- **REQUIRED TASK**
Leave out all pictures. Return exactly the lines from the top of the material through the line containing "38, 44, 50];".

- **MATERIAL PROVIDED**
■ ■ ■ ■ ■

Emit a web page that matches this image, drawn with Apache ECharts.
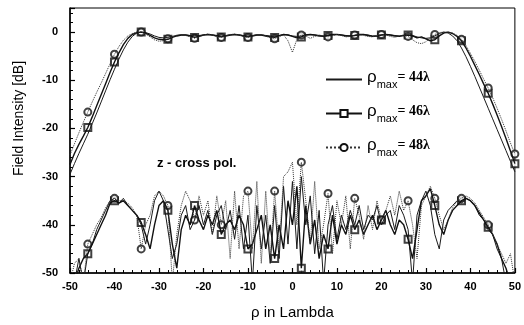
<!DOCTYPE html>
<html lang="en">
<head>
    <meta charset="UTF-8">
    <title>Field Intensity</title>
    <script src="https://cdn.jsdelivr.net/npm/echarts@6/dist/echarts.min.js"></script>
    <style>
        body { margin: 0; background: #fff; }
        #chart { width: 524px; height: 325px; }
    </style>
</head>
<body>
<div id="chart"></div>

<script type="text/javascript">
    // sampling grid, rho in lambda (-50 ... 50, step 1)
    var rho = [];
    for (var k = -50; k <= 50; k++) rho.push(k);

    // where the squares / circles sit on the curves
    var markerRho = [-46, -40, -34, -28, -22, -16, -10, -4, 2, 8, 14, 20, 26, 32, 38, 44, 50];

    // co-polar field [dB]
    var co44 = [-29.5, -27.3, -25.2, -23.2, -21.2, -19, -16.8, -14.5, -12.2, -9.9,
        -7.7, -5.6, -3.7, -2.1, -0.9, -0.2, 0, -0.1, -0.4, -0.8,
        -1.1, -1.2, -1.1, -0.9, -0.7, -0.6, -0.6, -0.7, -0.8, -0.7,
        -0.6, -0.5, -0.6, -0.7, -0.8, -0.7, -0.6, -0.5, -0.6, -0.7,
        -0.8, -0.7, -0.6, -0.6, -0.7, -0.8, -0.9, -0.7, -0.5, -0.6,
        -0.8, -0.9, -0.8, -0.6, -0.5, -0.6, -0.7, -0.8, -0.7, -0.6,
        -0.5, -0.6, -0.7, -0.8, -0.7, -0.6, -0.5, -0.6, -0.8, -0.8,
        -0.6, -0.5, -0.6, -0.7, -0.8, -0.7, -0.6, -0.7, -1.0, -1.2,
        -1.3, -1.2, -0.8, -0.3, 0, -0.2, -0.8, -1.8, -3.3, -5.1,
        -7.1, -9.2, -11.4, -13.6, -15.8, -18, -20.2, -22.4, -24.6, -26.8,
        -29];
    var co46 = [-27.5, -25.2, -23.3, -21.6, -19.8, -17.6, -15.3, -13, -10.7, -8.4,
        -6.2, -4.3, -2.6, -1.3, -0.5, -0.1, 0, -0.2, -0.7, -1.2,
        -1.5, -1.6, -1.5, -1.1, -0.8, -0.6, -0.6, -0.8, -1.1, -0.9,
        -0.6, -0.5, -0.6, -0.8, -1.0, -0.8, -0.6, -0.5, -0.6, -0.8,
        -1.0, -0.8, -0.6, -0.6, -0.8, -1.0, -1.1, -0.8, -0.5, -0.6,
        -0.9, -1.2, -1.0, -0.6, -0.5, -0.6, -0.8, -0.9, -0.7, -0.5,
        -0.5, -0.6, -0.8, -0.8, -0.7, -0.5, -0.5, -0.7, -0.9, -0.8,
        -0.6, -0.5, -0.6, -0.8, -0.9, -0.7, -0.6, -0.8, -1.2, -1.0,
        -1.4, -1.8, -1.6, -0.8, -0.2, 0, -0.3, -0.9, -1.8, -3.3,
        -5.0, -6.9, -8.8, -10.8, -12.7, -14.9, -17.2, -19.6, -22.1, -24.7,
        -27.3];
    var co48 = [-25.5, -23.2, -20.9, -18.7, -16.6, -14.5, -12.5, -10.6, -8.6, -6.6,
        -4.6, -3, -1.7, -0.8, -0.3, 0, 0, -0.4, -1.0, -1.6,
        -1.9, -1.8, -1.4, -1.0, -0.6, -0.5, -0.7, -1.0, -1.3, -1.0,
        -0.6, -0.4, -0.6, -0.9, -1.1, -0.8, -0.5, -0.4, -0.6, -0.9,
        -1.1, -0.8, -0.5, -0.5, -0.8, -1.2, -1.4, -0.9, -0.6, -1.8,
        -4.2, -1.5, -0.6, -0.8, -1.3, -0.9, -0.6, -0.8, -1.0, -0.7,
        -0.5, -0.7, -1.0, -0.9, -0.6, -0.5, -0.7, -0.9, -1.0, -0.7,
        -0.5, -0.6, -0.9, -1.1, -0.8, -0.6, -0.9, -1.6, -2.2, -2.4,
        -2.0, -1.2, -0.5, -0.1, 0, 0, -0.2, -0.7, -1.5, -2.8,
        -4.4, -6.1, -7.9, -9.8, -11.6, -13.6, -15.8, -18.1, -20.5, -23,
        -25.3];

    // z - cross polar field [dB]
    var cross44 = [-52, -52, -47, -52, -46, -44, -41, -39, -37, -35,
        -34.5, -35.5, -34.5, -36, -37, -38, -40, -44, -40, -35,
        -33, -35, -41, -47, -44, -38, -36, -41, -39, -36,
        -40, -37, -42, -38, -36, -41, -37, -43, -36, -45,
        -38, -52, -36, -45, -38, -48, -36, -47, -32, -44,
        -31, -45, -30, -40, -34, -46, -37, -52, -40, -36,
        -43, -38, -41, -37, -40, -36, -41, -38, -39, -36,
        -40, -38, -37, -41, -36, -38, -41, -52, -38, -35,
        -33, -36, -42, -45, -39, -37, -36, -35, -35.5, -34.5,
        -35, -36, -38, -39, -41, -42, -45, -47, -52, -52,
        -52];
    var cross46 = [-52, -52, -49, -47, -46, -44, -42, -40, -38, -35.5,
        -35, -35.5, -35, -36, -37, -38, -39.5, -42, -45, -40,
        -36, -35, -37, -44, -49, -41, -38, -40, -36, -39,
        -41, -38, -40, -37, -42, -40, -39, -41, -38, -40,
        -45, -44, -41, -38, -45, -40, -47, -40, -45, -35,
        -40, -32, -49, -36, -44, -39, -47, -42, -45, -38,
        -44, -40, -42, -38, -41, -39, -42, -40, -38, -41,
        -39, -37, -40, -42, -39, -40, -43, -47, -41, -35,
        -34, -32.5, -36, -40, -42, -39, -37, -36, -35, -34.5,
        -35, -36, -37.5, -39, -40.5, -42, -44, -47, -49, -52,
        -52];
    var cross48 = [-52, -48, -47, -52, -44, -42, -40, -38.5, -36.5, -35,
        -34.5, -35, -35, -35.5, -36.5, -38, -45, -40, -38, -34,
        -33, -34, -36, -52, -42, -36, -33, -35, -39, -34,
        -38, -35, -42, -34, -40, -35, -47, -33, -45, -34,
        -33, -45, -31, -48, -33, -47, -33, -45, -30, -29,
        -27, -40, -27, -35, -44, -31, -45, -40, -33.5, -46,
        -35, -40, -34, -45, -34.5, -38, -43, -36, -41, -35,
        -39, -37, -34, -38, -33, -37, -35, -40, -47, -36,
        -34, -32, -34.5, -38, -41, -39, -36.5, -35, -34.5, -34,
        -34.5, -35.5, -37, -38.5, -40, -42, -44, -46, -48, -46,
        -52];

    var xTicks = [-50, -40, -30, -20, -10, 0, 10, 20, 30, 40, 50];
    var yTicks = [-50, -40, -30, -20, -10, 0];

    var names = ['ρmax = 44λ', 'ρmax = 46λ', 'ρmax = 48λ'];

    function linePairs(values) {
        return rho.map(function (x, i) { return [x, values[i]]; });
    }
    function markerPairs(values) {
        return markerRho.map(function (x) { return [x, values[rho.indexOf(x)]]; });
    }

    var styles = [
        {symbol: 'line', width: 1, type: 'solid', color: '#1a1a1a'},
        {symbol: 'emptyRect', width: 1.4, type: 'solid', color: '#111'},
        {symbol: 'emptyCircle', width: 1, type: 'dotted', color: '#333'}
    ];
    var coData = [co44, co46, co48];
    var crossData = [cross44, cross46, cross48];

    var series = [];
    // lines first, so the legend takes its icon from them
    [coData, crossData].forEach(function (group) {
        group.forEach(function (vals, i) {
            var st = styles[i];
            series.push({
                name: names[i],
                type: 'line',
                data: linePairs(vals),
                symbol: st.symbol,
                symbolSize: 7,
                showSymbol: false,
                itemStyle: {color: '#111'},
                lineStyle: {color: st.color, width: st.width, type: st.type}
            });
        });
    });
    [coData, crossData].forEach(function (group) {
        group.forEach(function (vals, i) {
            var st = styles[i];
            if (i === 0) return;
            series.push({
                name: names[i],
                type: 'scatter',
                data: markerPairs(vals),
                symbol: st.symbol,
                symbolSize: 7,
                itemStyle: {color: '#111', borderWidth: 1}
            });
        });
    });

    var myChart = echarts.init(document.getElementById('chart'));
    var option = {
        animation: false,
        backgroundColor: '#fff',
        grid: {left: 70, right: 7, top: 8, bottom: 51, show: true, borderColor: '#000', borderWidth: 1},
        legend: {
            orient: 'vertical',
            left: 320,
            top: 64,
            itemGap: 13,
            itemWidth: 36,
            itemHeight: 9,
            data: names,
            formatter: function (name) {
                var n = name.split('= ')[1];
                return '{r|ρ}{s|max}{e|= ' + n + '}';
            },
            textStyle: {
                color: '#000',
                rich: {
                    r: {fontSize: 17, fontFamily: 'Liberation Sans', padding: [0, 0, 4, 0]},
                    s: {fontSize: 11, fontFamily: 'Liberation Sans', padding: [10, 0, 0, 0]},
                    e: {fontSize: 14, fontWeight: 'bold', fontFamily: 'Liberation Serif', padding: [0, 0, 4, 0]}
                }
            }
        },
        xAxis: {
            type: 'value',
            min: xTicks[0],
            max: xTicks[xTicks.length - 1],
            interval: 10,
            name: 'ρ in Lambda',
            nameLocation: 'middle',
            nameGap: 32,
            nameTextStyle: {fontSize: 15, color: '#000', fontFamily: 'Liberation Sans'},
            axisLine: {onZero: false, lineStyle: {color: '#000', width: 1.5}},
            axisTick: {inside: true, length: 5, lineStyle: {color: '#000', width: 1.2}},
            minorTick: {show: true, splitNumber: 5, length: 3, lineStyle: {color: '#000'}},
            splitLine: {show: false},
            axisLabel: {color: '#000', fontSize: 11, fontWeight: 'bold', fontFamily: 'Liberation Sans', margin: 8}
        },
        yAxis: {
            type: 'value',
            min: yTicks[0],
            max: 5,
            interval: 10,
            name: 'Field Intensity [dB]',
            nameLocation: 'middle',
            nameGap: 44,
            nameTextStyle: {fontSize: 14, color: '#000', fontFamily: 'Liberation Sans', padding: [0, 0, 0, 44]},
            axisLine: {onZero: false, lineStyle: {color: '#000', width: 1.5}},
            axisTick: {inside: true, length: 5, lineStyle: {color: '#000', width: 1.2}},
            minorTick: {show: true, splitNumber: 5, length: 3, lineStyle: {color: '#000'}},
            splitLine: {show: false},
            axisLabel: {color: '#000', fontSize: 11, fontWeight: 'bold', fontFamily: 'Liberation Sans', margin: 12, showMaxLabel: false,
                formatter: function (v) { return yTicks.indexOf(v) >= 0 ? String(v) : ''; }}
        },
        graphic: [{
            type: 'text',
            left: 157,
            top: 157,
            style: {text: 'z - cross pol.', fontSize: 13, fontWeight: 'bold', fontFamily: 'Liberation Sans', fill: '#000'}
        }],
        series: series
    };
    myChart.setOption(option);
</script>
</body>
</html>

■ ■ ■ ■ ■

- **WRITTEN SOLUTION**
Emit a web page that matches this image, drawn with Apache ECharts.
<!DOCTYPE html>
<html lang="en">
<head>
    <meta charset="UTF-8">
    <title>Field Intensity</title>
    <script src="https://cdn.jsdelivr.net/npm/echarts@6/dist/echarts.min.js"></script>
    <style>
        body { margin: 0; background: #fff; }
        #chart { width: 524px; height: 325px; }
    </style>
</head>
<body>
<div id="chart"></div>

<script type="text/javascript">
    // sampling grid, rho in lambda (-50 ... 50, step 1)
    var rho = [];
    for (var k = -50; k <= 50; k++) rho.push(k);

    // where the squares / circles sit on the curves
    var markerRho = [-46, -40, -34, -28, -22, -16, -10, -4, 2, 8, 14, 20, 26, 32, 38, 44, 50];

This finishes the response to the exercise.